Vous voyez où je veux en venir ? 

C’est très simple. Dès l’apparition des premiers cas en France, à savoir le 24 janvier 2020, toute la population était menacée de contagion puisque le confinement strict n’est entré en vigueur que le 17 mars. Ainsi, entre le 24 janvier et le 3 avril aucune préconisation de port de masque pour l’ensemble de la population n’a été effectuée. Alors, qu’est-ce qui empêchait le gouvernement de préconiser le port de masques alternatifs pour toutes et tous, dès la fin janvier ? Absolument rien.

Révoltant.  Pour des raisons de pénurie de masques destinés aux soignants, les pouvoirs publics n’ont pas demandé à la population de porter un masque alors même que c’est par projection salivaire que se transmet un des virus les plus contagieux que l’Humanité ait jamais eu à affronter. 

Le Président Macron s’est récemment voulu rassurant avec l’annonce d’une commande française de deux milliards de masques au 10 avril. Combien de morts auraient pu être évités si chacun des 67 millions de Français avait, dès la fin janvier, pu se construire ou s’équiper d’un masque alternatif ? Certes, un masque en tissu ne protège pas de la même manière qu’un masque chirurgical ou FFP2, néanmoins il permet de protéger les autres.

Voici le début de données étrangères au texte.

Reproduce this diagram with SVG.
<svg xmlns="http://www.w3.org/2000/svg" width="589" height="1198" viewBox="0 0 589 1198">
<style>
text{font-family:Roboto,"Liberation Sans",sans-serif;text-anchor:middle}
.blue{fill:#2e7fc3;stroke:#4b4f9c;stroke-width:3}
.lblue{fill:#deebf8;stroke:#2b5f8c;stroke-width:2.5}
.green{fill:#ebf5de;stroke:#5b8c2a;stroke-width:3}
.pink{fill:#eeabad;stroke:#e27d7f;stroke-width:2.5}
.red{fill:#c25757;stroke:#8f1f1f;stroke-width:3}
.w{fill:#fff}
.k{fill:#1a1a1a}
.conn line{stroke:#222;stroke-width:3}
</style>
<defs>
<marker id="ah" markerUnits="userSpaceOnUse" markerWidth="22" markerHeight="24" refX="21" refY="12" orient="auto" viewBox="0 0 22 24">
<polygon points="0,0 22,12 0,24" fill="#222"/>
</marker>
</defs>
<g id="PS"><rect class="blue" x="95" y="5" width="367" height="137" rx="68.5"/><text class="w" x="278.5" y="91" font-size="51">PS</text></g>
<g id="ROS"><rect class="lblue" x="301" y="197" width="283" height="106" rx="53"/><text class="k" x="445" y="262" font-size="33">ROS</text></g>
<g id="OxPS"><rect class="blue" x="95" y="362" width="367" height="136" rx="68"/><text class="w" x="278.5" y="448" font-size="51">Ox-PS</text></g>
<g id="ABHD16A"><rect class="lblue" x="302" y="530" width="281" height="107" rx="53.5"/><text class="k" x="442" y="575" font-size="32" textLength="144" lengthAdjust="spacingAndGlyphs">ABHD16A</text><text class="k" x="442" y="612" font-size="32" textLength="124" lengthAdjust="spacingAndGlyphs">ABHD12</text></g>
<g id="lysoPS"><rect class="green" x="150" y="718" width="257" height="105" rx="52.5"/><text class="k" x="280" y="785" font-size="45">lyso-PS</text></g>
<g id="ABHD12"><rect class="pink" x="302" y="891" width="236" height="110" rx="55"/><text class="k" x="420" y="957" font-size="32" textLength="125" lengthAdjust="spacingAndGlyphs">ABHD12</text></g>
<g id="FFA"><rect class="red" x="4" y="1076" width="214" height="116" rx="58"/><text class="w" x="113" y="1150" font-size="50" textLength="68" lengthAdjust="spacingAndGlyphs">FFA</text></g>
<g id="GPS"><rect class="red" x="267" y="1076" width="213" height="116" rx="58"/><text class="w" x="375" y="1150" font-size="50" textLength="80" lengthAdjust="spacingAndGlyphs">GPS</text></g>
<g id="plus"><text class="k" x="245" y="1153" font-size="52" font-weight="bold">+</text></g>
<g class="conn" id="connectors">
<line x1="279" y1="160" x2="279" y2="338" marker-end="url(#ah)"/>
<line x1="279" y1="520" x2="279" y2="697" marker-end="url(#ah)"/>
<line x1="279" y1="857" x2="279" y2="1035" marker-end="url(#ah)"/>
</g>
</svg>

Scandaleux. Comment ne pas faire confiance à son peuple en lui disant cela? Probablement par crainte que la population prive les soignants de masques qu’ils n’avaient pas eux-mêmes.

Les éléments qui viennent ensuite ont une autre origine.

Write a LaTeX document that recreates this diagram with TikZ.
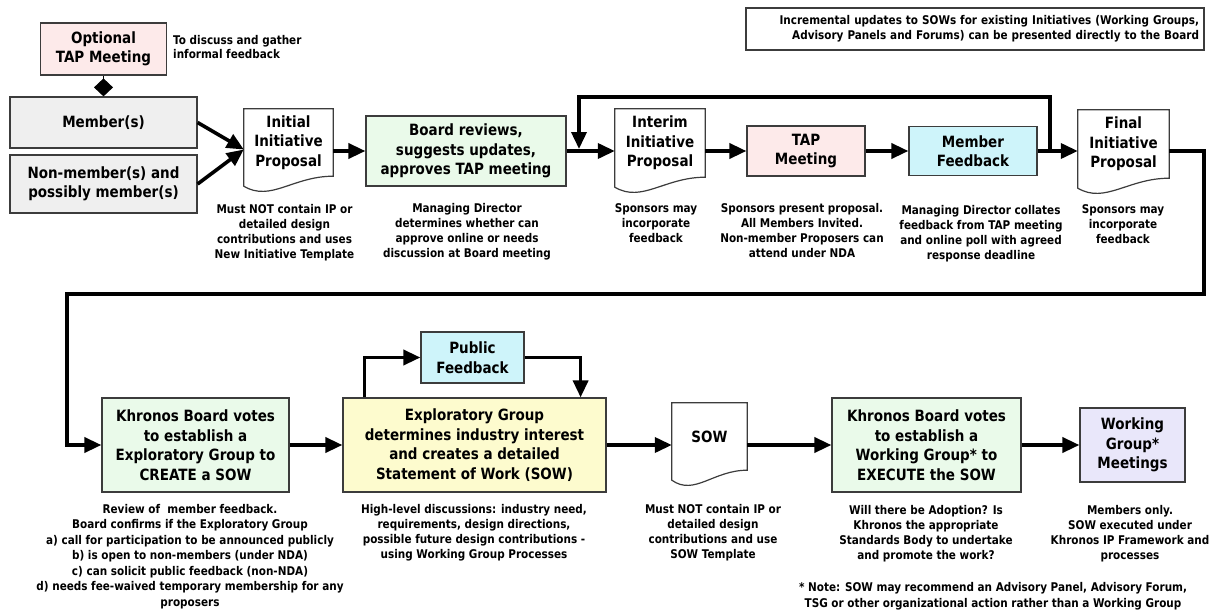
\documentclass[tikz,border=0pt]{standalone}
\usepackage{fontspec}
\setmainfont{DejaVu Sans}[FakeStretch=0.87]
\usetikzlibrary{arrows.meta,calc}
\definecolor{linec}{RGB}{60,60,60}
\definecolor{cpink}{RGB}{253,234,234}
\definecolor{cgray}{RGB}{239,239,239}
\definecolor{cgreen}{RGB}{234,250,234}
\definecolor{ccyan}{RGB}{206,244,250}
\definecolor{cyellow}{RGB}{253,251,206}
\definecolor{clav}{RGB}{233,231,250}
\newcommand\ttlfont{\bfseries\fontsize{15.5}{19.5}\selectfont}
\newcommand\annfont{\bfseries\fontsize{12}{15}\selectfont}
\newcommand\docpath[1]{%
  \draw[line width=1.2pt, draw=linec, fill=white]
    (#1.south east) -- (#1.north east) -- (#1.north west) -- ($(#1.south west)+(0,10)$)
    .. controls ($(#1.south west)!0.3!(#1.south east)+(0,26)$) and ($(#1.south west)!0.55!(#1.south east)$) .. (#1.south east) -- cycle;}
\begin{document}
\begin{tikzpicture}[x=1pt,y=-1pt,
  box/.style={draw=linec, line width=1.2pt, align=center, inner sep=0pt, font=\ttlfont},
  docn/.style={align=center, inner sep=0pt, font=\ttlfont},
  ann/.style={align=center, inner sep=0pt, anchor=north, font=\annfont},
  arr/.style={line width=3.6pt, -{Triangle[length=17pt,width=15pt]}},
]
\useasboundingbox (0,0) rectangle (1217,613);

% top note
\node[draw=linec, line width=1.2pt, text width=448pt, inner xsep=5pt, inner ysep=0pt,
  minimum height=42pt, align=right, font=\annfont] (topnote) at (975,29)
  {Incremental updates to SOWs for existing Initiatives (Working Groups,\\Advisory Panels and Forums) can be presented directly to the Board};

% row 1
\node[box, fill=cpink, minimum width=126pt, minimum height=52pt] (tapopt) at (103.5,49) {Optional\\TAP Meeting};
\node[anchor=north west, align=left, inner sep=0pt, font=\bfseries\fontsize{12}{14}\selectfont] (tapnote) at (173,35) {To discuss and gather\\informal feedback};
\node[box, fill=cgray, minimum width=187pt, minimum height=51pt] (mem) at (103.5,122.5) {Member(s)};
\node[box, fill=cgray, minimum width=187pt, minimum height=58pt] (nonmem) at (103.5,184) {Non-member(s) and\\possibly member(s)};

\node[docn, minimum width=89pt, minimum height=67pt] (init) at (288.5,142.5) {};
\docpath{init}
\node[docn] (initt) at (init) {Initial\\Initiative\\Proposal};
\node[ann] (ainit) at (284.5,204) {Must NOT contain IP or\\detailed design\\contributions and uses\\New Initiative Template};

\node[box, fill=cgreen, minimum width=200pt, minimum height=70pt] (board) at (466,151) {Board reviews,\\suggests updates,\\approves TAP meeting};
\node[ann] (aboard) at (467,203) {Managing Director\\determines whether can\\approve online or needs\\discussion at Board meeting};

\node[docn, minimum width=90pt, minimum height=68pt] (interim) at (660,143) {};
\docpath{interim}
\node[docn] (interimt) at (interim) {Interim\\Initiative\\Proposal};
\node[ann] (aint) at (656,203) {Sponsors may\\incorporate\\feedback};

\node[box, fill=cpink, minimum width=118pt, minimum height=50pt] (tap) at (806,151) {TAP\\Meeting};
\node[ann] (atap) at (802,203) {Sponsors present proposal.\\All Members Invited.\\Non-member Proposers can\\attend under NDA};

\node[box, fill=ccyan, minimum width=128pt, minimum height=49pt] (mf) at (973,151) {Member\\Feedback};
\node[ann] (amf) at (981,205) {Managing Director collates\\feedback from TAP meeting\\and online poll with agreed\\response deadline};

\node[docn, minimum width=91pt, minimum height=68pt] (final) at (1123.5,144) {};
\docpath{final}
\node[docn] (finalt) at (final) {Final\\Initiative\\Proposal};
\node[ann] (afin) at (1123,204) {Sponsors may\\incorporate\\feedback};

% row 2
\node[box, fill=cgreen, minimum width=187pt, minimum height=94pt] (kbe) at (195.5,445) {Khronos Board votes\\to establish a\\Exploratory Group to\\CREATE a SOW};
\node[ann, font=\bfseries\fontsize{12}{15.5}\selectfont] (akbe) at (190,504) {Review of~ member feedback.\\Board confirms if the Exploratory Group\\a) call for participation to be announced publicly\\b) is open to non-members (under NDA)\\c) can solicit public feedback (non-NDA)\\d) needs fee-waived temporary membership for any\\proposers};

\node[box, fill=cyellow, minimum width=263pt, minimum height=94pt] (eg) at (474.5,445) {Exploratory Group\\determines industry interest\\and creates a detailed\\Statement of Work (SOW)};
\node[box, fill=ccyan, minimum width=103pt, minimum height=51pt] (pf) at (472.5,357.5) {Public\\Feedback};
\node[ann] (aeg) at (474,504) {High-level discussions: industry need,\\requirements, design directions,\\possible future design contributions -\\using Working Group Processes};

\node[docn, minimum width=75pt, minimum height=67pt] (sow) at (709.5,436.5) {};
\docpath{sow}
\node[docn] (sowt) at (sow) {SOW};
\node[ann] (asow) at (713,504) {Must NOT contain IP or\\detailed design\\contributions and use\\SOW Template};

\node[box, fill=cgreen, minimum width=189pt, minimum height=94pt] (kbw) at (926.5,445) {Khronos Board votes\\to establish a\\Working Group* to\\EXECUTE the SOW};
\node[ann] (akbw) at (926,505) {Will there be Adoption? Is\\Khronos the appropriate\\Standards Body to undertake\\and promote the work?};

\node[box, fill=clav, minimum width=105pt, minimum height=74pt] (wgm) at (1132.5,445) {Working\\Group*\\Meetings};
\node[ann] (awgm) at (1130,505) {Members only.\\SOW executed under\\Khronos IP Framework and\\processes};

\node[ann, font=\bfseries\fontsize{12}{16}\selectfont] (botnote) at (993,582) {* Note: SOW may recommend an Advisory Panel, Advisory Forum,\\TSG or other organizational action rather than a Working Group};

% connectors
\draw[line width=1.2pt, -{Diamond[length=18pt,width=19pt]}] (tapopt.south) -- (mem.north);
\draw[arr] (mem.east) -- ([yshift=-7pt]init.west);
\draw[arr] (nonmem.east) -- ([yshift=-7pt]init.west);
\draw[arr] (init.east |- board.west) -- (board.west);
\draw[arr] (board.east) -- (board.east -| interim.west);
\draw[arr] (interim.east |- tap.west) -- (tap.west);
\draw[arr] (tap.east) -- (mf.west);
\draw[arr] (mf.east) -- (mf.east -| final.west);
\coordinate (lpR) at (1050,97);
\coordinate (lpL) at (579,97);
\coordinate (lpE) at (579,149);
\draw[arr] (mf.east -| lpR) -- (lpR) -- (lpL) -- (lpE);
\coordinate (dn1) at (1204,151);
\coordinate (dn2) at (1204,294);
\coordinate (dn3) at (67,294);
\draw[arr] (final.east |- mf.east) -- (dn1) -- (dn2) -- (dn3) |- (kbe.west);
\draw[arr] (kbe.east) -- (eg.west);
\draw[arr] ([xshift=22pt]eg.north west) |- (pf.west);
\draw[arr] (pf.east) -| ([xshift=-26pt]eg.north east);
\draw[arr] (eg.east) -- (eg.east -| sow.west);
\draw[arr] (eg.east -| sow.east) -- (kbw.west);
\draw[arr] (kbw.east) -- (wgm.west);
\end{tikzpicture}
\end{document}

L’Etat se tourne désormais vers les collectivités locales qui sont invitées à fournir des masques à l’ensemble de leurs administrés en vue du déconfinement du 11 mai prochain. Une nouvelle fois, les élus locaux suppléeront les failles d’une impréparation totale de l’Etat face à une pandémie qui fera, in fine, des dizaines de milliers de morts en France et des centaines de milliers à l’échelle mondiale.

Alors pour répondre à la question initiale, la France n’a pas fait face à la pénurie de masques, elle a été contrainte de les commander à l’Asie, deux mois et demi après les premiers cas déclarés de Covid-19 sur son sol. 

La France a été submergée par cette crise sans précédent en termes d’équipements sanitaires. Gageons que cela serve d’expérience à notre pays qui malgré tout paiera un lourd tribut dans les rangs des personnels soignants, véritables héros de cette crise ainsi que tous les « invisibles » qui nourrissent le pays, le nettoient, le protègent et font tourner ce qui reste d’activité économique.